═════ EXTRACTED ENTRIES ═════

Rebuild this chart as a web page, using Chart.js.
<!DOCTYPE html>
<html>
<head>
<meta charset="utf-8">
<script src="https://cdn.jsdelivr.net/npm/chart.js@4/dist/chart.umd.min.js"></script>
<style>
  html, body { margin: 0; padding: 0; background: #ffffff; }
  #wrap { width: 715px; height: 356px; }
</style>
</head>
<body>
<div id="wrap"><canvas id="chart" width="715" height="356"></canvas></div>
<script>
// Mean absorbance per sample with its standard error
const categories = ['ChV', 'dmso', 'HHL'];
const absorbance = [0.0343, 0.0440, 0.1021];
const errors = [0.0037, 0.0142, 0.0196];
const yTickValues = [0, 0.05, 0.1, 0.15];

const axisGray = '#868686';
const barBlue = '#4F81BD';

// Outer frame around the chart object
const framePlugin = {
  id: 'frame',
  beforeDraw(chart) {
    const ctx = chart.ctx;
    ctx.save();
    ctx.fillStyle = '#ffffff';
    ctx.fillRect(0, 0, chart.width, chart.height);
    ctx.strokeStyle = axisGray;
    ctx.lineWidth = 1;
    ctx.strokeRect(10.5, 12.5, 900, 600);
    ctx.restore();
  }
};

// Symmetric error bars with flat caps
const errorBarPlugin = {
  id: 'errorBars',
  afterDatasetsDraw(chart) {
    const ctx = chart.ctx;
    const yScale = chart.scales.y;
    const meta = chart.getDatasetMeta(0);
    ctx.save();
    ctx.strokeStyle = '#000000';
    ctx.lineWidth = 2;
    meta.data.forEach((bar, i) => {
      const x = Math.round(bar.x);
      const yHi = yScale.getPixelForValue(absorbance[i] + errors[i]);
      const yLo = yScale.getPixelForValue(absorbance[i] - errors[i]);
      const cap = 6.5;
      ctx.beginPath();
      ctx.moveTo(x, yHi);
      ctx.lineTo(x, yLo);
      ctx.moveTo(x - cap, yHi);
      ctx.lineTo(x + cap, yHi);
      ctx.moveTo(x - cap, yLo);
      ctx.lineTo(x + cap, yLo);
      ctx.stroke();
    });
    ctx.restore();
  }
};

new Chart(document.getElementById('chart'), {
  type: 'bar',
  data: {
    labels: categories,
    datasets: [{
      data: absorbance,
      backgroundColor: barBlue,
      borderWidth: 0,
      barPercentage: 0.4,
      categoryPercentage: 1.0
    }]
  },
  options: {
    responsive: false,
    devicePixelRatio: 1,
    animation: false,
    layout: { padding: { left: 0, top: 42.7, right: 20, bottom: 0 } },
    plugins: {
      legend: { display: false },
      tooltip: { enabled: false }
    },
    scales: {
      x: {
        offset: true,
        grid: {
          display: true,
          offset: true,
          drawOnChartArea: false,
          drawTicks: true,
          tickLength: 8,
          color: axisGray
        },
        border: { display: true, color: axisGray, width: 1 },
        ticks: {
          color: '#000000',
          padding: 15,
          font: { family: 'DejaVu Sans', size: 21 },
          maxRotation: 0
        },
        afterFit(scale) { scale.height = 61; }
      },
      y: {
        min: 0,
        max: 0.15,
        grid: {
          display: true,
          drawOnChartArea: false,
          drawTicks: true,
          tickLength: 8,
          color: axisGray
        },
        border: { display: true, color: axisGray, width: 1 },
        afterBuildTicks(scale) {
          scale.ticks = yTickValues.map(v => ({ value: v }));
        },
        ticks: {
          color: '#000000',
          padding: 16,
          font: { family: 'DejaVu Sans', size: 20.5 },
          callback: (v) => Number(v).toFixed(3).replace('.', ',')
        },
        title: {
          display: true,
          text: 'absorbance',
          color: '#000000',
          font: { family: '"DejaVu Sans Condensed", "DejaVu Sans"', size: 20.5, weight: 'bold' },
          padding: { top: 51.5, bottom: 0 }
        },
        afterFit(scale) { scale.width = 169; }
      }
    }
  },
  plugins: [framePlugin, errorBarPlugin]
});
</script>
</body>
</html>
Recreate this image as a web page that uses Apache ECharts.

═════

▸ WORK REQUIRED
Pick out lines containing the word "page", each one as written.

▸ OUTPUT FOR THIS TASK
Rebuild this chart as a web page, using Chart.js.
Recreate this image as a web page that uses Apache ECharts.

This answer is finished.